Python Forum
[BeautifulSoup] Find </body>? - Printable Version

+- Python Forum (https://python-forum.io)
+-- Forum: Python Coding (https://python-forum.io/forum-7.html)
+--- Forum: Web Scraping & Web Development (https://python-forum.io/forum-13.html)
+--- Thread: [BeautifulSoup] Find </body>? (/thread-39985.html)



[BeautifulSoup] Find </body>? - Winfried - May-15-2023

Hello,

Does someone know how to find the "</body>" closing bit in an HTML file?

from bs4 import BeautifulSoup as bs 

soup = bs("file.html")

#How to find </body>?
element = soup.body.previous_sibling
if element  is none:
	print("Nothing")
else
	print("Found :", element )
Thank you.


RE: [BeautifulSoup] Find </body>? - buran - May-15-2023

You are not finding opening or closing tag. You parse the BeautifulSoup object and [maybe] find the whole tag and get instance of bs4.element.Tag

If you want to search for string </body>, then maybe regex is the tool you need, but that is NOT parsing html. Have a look at this famous answer on Stack Overflow


RE: [BeautifulSoup] Find </body>? - Winfried - May-15-2023

Thanks. Indeed, it looks like using a regex would be simpler in this case.


RE: [BeautifulSoup] Find </body>? - Gaurav_Kumar - Jul-21-2023

from bs4 import BeautifulSoup as bs

# Load the HTML file
with open("file.html", "r", encoding="utf-8") as file:
html_data = file.read()

# Create a BeautifulSoup object
soup = bs(html_data, "html.parser")

# Find the </body> tag
body_closing_tag = soup.find_all(text="</body>")

if not body_closing_tag:
print("Nothing")
else:
print("Found:", body_closing_tag[0].parent)
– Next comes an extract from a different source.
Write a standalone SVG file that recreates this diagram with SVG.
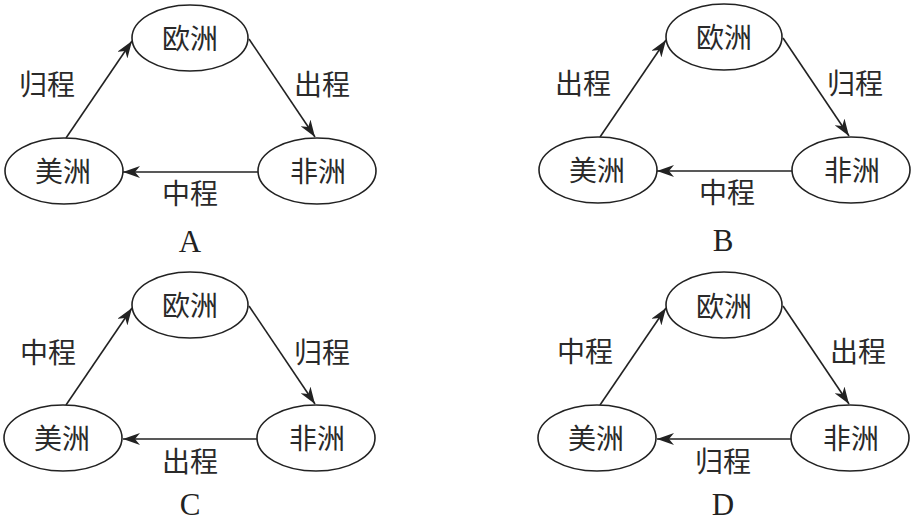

1.> Open the HTML file in read mode and read its contents into the html_data variable.
2.> Create a BeautifulSoup object named soup to parse the HTML data.
3.> Use soup.find_all(text="</body>") to find all occurrences of </body> in the parsed HTML.
4.> If we find any occurrences, we print the parent of the first occurrence to get the whole <body> tag. If we don't find any occurrences, we print "Nothing."